• _Records for this task_:
★ ★ ★ ★ ★ ★ ★

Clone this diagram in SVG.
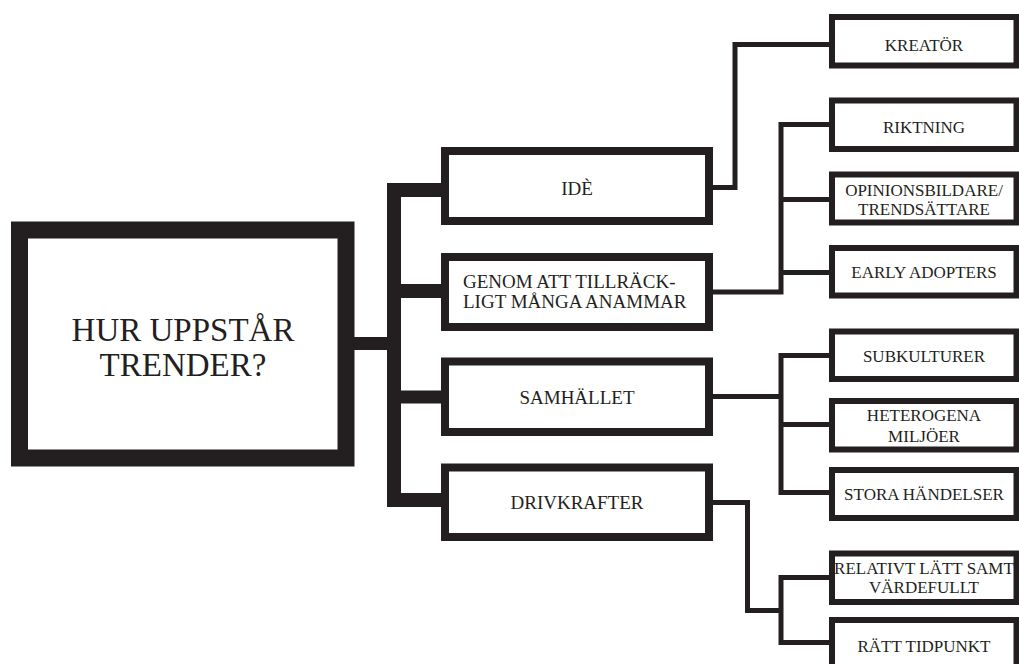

★ ★ ★ ★ ★ ★ ★

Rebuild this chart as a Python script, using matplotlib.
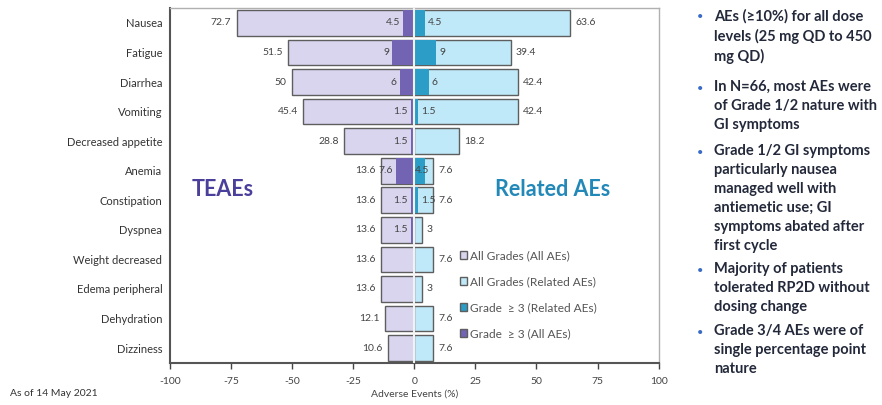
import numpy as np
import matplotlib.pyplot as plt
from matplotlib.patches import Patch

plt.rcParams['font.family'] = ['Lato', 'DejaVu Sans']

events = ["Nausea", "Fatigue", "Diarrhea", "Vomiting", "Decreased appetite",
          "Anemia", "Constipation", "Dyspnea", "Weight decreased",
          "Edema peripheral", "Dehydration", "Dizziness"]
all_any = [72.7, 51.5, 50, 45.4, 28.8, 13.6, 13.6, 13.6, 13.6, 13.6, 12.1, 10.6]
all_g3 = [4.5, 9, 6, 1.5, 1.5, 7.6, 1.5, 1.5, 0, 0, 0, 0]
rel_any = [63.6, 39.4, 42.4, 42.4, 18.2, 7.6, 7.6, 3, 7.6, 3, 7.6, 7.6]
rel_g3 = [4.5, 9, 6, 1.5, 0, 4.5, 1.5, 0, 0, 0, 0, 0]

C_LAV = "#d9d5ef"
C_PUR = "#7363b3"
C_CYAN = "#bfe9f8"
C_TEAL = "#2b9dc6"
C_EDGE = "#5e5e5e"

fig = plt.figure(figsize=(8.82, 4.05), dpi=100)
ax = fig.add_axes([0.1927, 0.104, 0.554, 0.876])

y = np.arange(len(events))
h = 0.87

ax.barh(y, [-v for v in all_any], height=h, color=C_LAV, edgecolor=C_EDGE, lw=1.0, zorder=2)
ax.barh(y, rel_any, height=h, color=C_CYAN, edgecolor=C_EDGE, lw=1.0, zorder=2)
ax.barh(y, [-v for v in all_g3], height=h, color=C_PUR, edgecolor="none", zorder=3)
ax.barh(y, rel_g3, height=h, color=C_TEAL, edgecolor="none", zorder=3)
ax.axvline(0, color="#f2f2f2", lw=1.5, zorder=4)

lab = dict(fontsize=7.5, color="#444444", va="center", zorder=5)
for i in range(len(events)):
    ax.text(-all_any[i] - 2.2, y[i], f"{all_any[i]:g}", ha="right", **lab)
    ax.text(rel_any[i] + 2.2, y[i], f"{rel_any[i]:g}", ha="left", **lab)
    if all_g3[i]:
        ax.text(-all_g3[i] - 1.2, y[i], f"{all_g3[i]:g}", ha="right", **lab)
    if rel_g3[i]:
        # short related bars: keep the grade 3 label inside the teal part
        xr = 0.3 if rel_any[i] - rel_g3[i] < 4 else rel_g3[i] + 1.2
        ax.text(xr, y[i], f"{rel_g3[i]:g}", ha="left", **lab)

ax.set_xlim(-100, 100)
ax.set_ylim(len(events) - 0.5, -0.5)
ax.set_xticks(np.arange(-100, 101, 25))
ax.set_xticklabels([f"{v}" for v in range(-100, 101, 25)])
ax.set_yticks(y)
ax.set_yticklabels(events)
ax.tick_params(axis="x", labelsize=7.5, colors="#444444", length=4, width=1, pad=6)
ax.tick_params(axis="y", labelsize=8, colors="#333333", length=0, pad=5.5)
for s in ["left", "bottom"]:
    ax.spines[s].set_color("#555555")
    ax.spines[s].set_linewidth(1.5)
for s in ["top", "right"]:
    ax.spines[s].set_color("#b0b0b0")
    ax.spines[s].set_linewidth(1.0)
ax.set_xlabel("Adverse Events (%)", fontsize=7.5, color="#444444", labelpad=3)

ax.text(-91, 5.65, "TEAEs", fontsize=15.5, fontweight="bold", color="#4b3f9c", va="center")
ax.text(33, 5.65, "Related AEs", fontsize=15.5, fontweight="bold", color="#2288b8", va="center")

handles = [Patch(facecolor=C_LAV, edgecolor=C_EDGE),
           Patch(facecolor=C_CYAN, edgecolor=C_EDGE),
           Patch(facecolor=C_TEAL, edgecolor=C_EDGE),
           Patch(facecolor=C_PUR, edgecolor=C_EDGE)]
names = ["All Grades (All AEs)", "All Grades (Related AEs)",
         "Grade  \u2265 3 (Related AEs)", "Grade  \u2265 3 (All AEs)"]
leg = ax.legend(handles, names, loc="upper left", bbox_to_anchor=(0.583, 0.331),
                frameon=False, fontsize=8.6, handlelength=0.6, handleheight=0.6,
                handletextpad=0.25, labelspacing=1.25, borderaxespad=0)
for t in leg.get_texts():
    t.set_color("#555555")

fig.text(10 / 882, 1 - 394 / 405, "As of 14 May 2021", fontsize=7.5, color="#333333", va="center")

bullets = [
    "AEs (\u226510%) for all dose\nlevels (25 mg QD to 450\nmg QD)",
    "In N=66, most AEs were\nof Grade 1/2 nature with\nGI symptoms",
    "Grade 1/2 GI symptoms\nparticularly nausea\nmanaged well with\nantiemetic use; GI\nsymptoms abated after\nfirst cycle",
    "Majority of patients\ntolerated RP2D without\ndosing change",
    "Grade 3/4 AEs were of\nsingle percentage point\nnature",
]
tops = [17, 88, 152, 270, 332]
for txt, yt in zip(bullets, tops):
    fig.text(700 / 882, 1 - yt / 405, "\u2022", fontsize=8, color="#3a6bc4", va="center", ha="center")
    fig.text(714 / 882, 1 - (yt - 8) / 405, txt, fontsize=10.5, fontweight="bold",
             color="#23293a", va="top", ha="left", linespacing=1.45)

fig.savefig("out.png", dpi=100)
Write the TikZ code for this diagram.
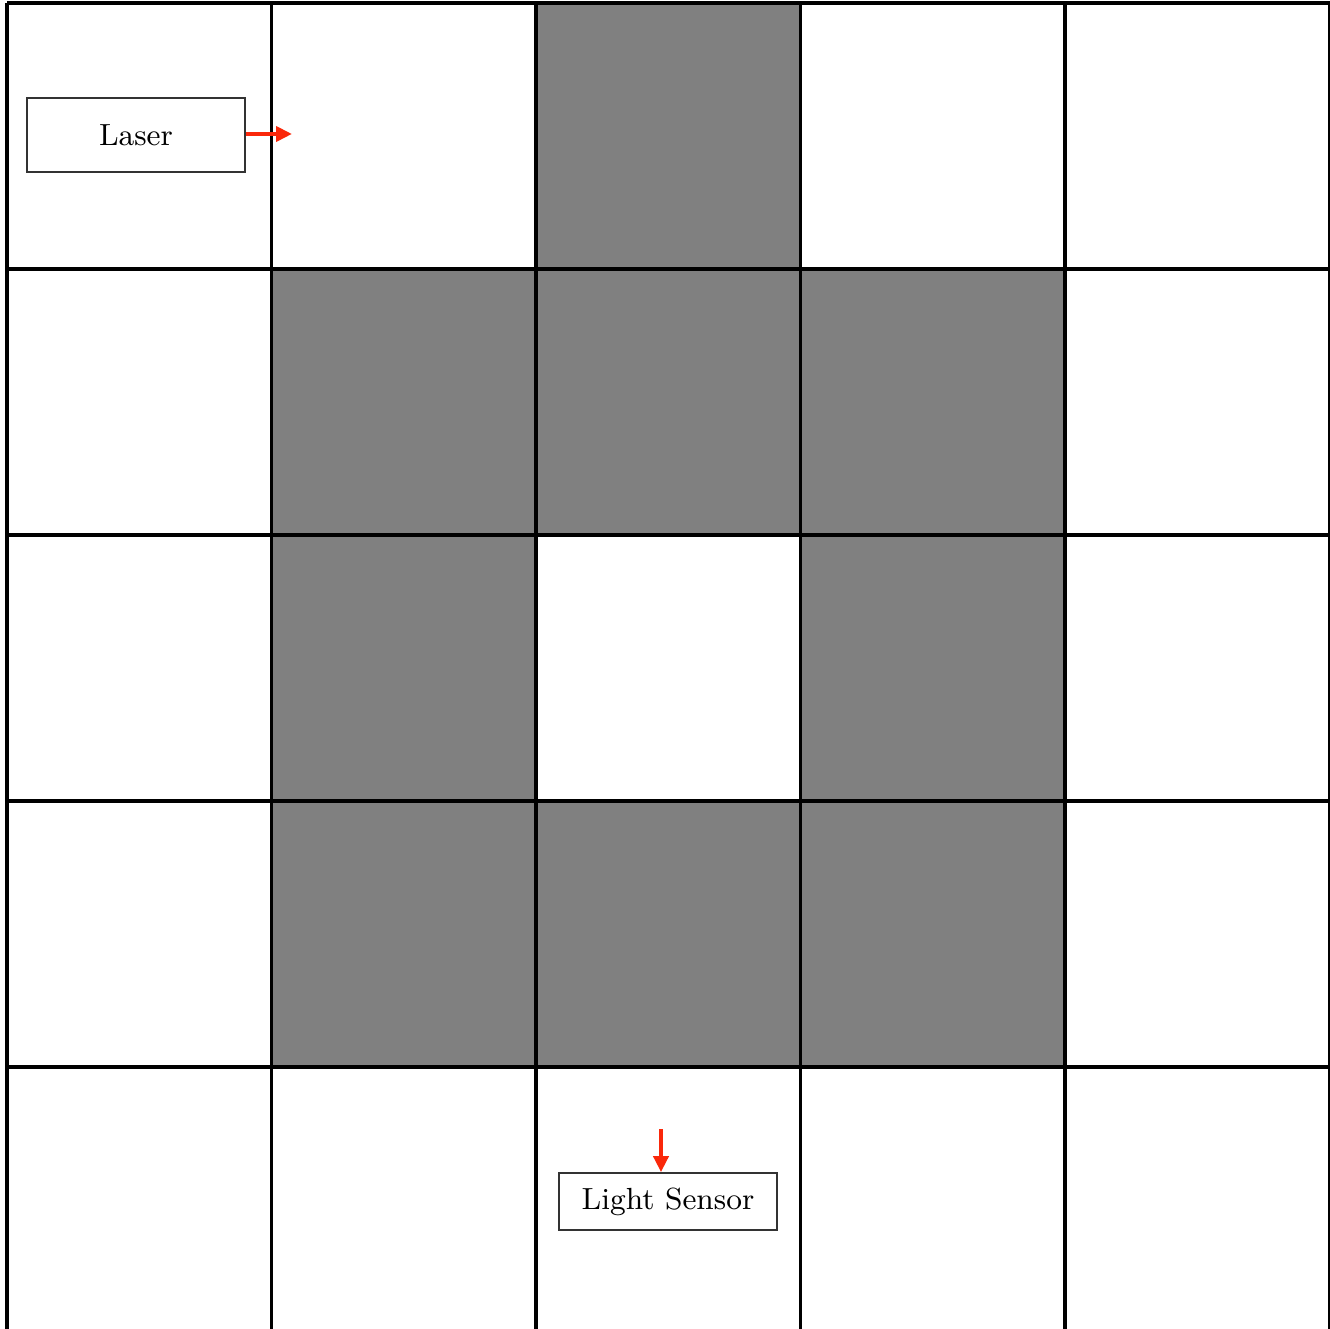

★ ★ ★ ★ ★ ★ ★

• _Your goal_: Copy every line of the records above that holds the word "diagram".

• _Solution to this task_:
Clone this diagram in SVG.
Write the TikZ code for this diagram.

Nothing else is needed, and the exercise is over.